■ Work instructions: Take every line from the first down to the line with "plt.rcParams['font.family'] = [FONT, 'DejaVu" and set it down exactly, without the pictures.

A block of data:
#####
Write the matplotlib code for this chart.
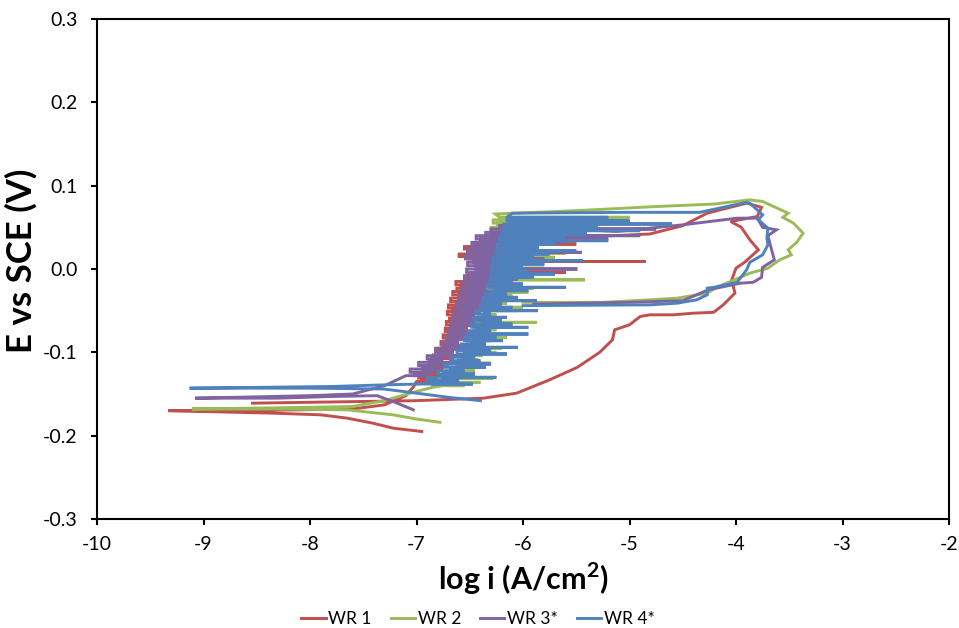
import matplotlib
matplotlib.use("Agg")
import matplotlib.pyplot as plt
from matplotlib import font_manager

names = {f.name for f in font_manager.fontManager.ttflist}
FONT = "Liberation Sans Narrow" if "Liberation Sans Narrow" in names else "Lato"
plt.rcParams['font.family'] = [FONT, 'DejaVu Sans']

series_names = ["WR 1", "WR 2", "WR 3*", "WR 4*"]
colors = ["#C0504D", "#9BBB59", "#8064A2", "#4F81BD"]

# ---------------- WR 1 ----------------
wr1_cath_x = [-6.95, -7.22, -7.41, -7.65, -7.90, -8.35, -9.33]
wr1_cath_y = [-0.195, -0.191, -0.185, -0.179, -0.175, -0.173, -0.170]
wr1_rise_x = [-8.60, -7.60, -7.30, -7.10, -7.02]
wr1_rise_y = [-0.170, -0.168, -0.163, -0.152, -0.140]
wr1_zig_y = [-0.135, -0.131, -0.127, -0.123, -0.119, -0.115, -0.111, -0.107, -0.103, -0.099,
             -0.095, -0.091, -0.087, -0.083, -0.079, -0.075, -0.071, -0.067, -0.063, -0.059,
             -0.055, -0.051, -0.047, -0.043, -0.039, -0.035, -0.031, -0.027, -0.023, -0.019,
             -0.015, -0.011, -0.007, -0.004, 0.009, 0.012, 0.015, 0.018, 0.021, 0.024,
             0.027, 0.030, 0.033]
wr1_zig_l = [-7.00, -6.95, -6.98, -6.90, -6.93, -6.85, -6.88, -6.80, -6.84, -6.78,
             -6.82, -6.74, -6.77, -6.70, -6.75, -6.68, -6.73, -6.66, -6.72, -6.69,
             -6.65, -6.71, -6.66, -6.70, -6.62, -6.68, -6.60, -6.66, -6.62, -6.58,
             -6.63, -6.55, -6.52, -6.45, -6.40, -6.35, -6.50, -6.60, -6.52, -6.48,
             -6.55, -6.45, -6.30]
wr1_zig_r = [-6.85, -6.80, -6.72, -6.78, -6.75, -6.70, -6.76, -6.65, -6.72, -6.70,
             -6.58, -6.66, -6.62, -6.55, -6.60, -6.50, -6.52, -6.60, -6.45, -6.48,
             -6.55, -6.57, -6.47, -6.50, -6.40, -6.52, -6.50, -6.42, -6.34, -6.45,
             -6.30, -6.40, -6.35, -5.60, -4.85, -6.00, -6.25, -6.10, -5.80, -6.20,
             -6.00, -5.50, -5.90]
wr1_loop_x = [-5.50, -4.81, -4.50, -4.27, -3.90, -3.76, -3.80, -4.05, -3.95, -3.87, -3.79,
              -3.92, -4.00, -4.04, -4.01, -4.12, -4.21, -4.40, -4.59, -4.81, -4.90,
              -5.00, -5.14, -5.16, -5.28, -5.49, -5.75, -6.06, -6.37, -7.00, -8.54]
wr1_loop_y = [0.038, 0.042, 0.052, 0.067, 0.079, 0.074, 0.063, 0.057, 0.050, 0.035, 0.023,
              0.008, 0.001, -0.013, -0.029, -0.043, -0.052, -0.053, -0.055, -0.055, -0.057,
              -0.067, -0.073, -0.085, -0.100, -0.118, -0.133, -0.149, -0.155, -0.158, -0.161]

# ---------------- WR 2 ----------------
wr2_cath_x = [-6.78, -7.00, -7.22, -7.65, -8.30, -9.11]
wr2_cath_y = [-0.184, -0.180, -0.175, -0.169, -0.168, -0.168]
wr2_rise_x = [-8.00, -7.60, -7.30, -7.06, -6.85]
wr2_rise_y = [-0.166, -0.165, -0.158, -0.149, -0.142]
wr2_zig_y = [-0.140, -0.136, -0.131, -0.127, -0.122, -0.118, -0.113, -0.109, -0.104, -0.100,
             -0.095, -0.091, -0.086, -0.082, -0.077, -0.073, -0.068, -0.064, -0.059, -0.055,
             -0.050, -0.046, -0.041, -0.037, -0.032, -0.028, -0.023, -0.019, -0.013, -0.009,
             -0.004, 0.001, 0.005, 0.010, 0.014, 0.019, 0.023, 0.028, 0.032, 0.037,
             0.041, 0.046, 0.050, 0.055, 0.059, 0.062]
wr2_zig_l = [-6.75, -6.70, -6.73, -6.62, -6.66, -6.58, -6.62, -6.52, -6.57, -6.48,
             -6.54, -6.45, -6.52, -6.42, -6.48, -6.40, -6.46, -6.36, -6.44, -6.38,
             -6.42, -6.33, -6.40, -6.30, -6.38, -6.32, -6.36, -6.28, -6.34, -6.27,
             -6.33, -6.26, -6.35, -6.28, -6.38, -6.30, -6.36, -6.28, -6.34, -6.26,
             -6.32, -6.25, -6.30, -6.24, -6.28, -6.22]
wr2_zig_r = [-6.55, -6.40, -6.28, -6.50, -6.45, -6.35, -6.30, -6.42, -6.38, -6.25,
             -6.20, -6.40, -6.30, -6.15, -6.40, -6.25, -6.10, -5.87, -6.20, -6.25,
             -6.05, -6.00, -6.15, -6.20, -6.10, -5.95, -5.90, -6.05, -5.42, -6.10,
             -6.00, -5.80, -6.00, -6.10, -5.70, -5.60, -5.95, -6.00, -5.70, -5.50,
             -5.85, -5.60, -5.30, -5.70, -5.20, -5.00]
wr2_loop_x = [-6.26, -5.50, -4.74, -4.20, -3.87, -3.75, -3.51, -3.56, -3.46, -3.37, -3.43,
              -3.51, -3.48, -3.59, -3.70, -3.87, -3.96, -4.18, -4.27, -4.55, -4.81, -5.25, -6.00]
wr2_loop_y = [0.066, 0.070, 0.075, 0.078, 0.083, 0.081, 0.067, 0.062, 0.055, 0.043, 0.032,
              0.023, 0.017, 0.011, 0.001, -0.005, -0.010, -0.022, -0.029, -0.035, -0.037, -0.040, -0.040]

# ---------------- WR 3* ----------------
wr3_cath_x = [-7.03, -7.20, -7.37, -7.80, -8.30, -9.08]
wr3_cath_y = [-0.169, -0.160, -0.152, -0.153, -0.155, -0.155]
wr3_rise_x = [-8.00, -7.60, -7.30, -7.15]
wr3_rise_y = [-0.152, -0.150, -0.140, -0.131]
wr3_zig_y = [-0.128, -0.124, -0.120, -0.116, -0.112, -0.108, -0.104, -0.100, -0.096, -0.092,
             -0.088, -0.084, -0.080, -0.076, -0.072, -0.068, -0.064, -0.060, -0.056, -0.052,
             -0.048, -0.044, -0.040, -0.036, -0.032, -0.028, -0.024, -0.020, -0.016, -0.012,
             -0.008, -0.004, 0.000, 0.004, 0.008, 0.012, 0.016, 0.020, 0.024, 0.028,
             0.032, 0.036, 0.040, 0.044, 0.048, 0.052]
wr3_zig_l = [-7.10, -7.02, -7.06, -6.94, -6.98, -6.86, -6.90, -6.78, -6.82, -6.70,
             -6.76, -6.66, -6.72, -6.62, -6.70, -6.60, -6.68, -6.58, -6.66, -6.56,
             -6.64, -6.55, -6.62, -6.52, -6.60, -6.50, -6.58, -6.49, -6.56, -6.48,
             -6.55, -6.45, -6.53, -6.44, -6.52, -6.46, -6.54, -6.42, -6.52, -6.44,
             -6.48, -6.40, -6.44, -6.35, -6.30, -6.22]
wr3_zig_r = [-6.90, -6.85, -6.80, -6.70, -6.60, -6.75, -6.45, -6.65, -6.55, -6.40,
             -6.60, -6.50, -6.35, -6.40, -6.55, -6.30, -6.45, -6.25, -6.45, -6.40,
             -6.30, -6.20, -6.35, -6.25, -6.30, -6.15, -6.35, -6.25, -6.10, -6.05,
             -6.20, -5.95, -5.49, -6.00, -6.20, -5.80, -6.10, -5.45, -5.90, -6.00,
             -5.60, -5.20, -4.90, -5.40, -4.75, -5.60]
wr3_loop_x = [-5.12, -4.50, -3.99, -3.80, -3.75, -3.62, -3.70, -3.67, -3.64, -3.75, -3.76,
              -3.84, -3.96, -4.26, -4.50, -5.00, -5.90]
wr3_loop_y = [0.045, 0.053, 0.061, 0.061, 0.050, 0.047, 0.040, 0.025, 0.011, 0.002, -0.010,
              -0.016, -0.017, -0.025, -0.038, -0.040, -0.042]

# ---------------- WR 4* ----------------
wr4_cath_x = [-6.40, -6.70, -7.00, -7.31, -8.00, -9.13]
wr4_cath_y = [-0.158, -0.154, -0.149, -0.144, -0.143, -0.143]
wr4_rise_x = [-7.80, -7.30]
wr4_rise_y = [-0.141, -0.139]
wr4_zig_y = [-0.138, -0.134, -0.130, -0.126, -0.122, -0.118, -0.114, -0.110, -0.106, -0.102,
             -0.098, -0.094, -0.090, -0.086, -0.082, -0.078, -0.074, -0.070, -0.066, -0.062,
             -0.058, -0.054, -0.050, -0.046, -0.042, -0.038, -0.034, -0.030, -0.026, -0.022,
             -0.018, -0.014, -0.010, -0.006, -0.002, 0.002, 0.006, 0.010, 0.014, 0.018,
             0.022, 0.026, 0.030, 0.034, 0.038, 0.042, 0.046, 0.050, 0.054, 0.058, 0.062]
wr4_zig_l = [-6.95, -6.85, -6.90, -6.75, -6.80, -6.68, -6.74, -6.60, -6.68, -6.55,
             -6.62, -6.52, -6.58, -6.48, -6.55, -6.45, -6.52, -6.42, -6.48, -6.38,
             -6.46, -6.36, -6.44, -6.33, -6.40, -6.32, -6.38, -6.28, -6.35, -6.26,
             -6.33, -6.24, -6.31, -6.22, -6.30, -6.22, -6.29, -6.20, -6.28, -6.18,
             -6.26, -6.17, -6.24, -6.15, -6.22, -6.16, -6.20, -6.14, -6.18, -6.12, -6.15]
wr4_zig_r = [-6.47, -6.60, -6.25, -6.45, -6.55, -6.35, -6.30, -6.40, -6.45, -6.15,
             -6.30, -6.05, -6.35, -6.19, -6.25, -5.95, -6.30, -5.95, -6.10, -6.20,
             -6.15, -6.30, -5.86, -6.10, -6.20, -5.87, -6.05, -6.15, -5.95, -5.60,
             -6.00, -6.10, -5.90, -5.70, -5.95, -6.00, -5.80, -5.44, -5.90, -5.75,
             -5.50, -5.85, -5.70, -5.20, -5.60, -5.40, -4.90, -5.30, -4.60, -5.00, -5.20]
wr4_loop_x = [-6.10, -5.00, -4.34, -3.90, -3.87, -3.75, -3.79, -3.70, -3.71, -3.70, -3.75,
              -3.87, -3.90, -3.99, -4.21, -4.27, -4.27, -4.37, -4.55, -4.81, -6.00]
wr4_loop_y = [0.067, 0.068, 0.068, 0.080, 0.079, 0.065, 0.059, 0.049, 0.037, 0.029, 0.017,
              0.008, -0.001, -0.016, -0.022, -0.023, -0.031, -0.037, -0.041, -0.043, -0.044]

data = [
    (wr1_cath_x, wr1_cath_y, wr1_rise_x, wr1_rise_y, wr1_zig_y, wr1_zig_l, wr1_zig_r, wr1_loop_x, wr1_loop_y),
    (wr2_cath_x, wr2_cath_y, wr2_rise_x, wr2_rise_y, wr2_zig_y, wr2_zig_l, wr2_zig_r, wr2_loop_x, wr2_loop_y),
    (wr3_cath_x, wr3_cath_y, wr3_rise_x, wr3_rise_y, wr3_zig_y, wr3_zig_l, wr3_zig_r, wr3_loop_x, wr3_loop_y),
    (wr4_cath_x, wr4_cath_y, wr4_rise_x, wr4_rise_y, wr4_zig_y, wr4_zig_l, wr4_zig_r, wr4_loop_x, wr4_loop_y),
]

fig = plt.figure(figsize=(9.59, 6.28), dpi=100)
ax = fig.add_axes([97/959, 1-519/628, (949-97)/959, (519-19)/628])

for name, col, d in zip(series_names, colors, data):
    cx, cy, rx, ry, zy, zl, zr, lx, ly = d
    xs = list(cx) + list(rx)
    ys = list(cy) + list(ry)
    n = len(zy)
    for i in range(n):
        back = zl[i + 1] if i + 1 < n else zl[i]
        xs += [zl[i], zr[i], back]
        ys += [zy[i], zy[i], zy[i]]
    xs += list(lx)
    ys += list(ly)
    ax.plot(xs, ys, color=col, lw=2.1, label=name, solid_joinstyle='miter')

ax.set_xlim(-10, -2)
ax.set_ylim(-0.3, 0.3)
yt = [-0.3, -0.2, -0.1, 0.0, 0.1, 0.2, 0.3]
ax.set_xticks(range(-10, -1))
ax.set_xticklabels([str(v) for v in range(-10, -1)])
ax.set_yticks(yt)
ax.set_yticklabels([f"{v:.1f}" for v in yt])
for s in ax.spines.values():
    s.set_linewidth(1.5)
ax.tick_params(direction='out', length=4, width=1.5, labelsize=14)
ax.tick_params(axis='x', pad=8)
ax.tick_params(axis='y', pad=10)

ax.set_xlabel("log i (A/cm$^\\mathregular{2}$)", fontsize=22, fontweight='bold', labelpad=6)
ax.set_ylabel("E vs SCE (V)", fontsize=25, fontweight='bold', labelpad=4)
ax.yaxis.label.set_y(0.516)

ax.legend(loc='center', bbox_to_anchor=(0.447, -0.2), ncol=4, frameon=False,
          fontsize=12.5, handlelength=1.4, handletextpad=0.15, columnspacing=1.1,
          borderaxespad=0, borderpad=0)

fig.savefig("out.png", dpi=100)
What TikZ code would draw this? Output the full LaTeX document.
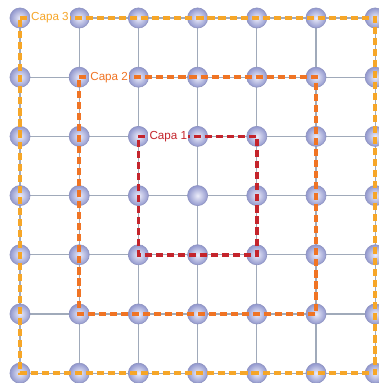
#####
■ The answer:
Write the matplotlib code for this chart.
import matplotlib
matplotlib.use("Agg")
import matplotlib.pyplot as plt
from matplotlib import font_manager

names = {f.name for f in font_manager.fontManager.ttflist}
FONT = "Liberation Sans Narrow" if "Liberation Sans Narrow" in names else "Lato"
plt.rcParams['font.family'] = [FONT, 'DejaVu Sans']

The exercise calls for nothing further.